Based on the recommendations of the CACP, the central government establishes a set of minimum support prices (MSP) for 23 commodities each year. The CACP bases its recommendations on the average cost of production at two levels: actual paid out cost of production; and the imputed value of family labour. State governments may also provide a bonus payable over and above the MSP for some crops. National and state-level agencies operating on behalf of the Food Corporation of India (FCI) can buy wheat, rice and coarse grains as well. A number of other agencies can buy pulses, oilseeds and cotton at MSP – including through the Pradhan Mantri Annadata Aay Sanrakshan Yojna (PM-AASHA) programme introduced in 2018 – and some horticulture commodities without MSP are also procured. However, procurement under the price support scheme effectively operates mainly for wheat, rice and cotton, and only in a few states.
The only payments based on output support clearing of arrears for sugar cane deliveries and are directly paid to sugar cane farmers. These were introduced in 2018.
Input support policies enable agricultural producers to obtain farm inputs at subsidised prices. Policies governing the supply of fertilisers, electricity and water are the largest of these. Other supported inputs are seeds, machinery, credit, and crop insurance. In recent years, increased use has been made of state-level loan debt waivers, with local governments compensating lending institutions for forgiving debt to farmers. More than 70% of agricultural loans are from financial institutions such as commercial banks, with the rest stemming from non-institutional sources (e.g. moneylenders) (Reserve Bank of India, 2019[5]).
The PM-KISAN scheme provides an annual direct income transfer of INR 6 000 (USD 84) per farmer to all farmers with land titles. The payment does not require farmers to produce and may be used for any need.
General services policies focus on programmes for the development and maintenance of infrastructure, particularly related to irrigation. Budgetary support is also significant for public stockholding and for agricultural knowledge and innovation.
Public distribution of food grains is done under the joint responsibility of the central and state governments. The TPDS operates under the NFSA in all states and UTs. Other Welfare Schemes (OWS) also operate under the NFSA. The central government allocates food grains to state governments and the FCI transports food grains from surplus states to deficit states. State governments distribute the food grain entitlements by allocating supplies within the state, identifying eligible families, issuing ration cards, and distributing food grains mainly through Fair Price Shops.
India’s Foreign Trade Policy is formulated and implemented by the Directorate General of Foreign Trade (DGFT) and announced every five years. It is reviewed and adjusted annually in consultation with relevant public agencies. The Basic Customs Duty (BCD), also known as the statutory rate, is agreed at the same time as the approval of the annual budget.

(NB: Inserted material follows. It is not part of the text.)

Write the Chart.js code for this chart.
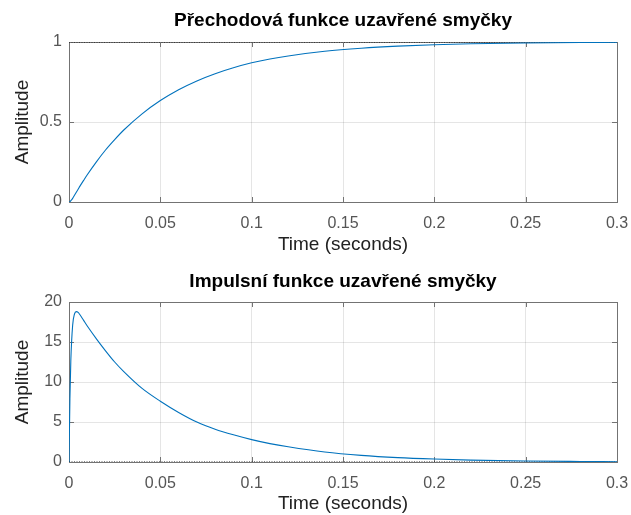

Agricultural exports have been managed for several decades through a combination of export restrictions, including export prohibitions, licensing requirements, quotas, taxes, minimum export prices,4 and state trading requirements. The application or elimination of such restrictions may change several times per year, according to domestic supplies and prices. The 2018 Agriculture Export Policy framework includes three main areas for action. First, ensuring that processed agricultural products and organic products are not subject to export restrictions. Second, undertaking consultations among stakeholders and Ministries to identify those essential food security commodities to which export restrictions may be applied under specific market conditions. Third, reducing import barriers applied to agricultural products for processing and re-exporting.
The Agricultural and Processed Food Products Export Development Authority (APEDA) is under the responsibility of the Ministry of Commerce and Industry (MoCI). It provides financial assistance to exporters in the form of transport support.5
Environmental sustainability measures have been gaining prominence, particularly through programmes entitled “missions”. The National Mission for Sustainable Agriculture (NMSA) became operational in 2014-15, promoting soil and moisture conservation measures; comprehensive soil health management; efficient water management practices, and mainstreaming rain-fed technologies. “Farm Water Management” was implemented as one of the components of NMSA with the objective of enhancing water use efficiency by promoting technological interventions such as drip and sprinkler technologies, efficient water application and distribution systems, and secondary storage. Thereafter, these activities have been subsumed under the “Per Drop More Crop (PDMC)” component of Pradhan Mantri Krishi Sinchayee Yojana (PMKSY) in 2015-16. Also under the NMSA, “Rainfed Area Development” focuses on Integrated Farming Systems for enhancing productivity and minimising risks associated with climatic variability. Under this system, crops/cropping systems are integrated with activities such as horticulture, livestock, fishery, agro-forestry and apiculture not only to support farmers by providing additional income opportunities, but also to mitigate the impacts of drought, flood, or other extreme weather events.
“Soil Health Management” is another component under the NMSA. This aims at promoting integrated nutrient management through a targeted use of chemical fertilisers including secondary and micro-nutrients in conjunction with organic manures and bio-fertilisers for improving soil health and its productivity, strengthening of soil and fertiliser testing facilities to improve soil test based recommendations to farmers for improving soil fertility. The Soil Health Card, under implementation since 2015, provides information to farmers on the nutrients status of their soil and recommendation on appropriate dosage of nutrients to be applied for improving soil health and its fertility.
In addition, India is implementing specific schemes that promote organic farming (Paramparagat Krishi Vikas Yojana Mission) as well as efficient irrigation systems and watershed management (Pradhan Mantri Krishi Sinchayee Yojana Mission). Missions such as the National Mission on Agricultural Extension and Technology are aimed at improving soil health and climate resilient agro-ecological systems through technical assistance.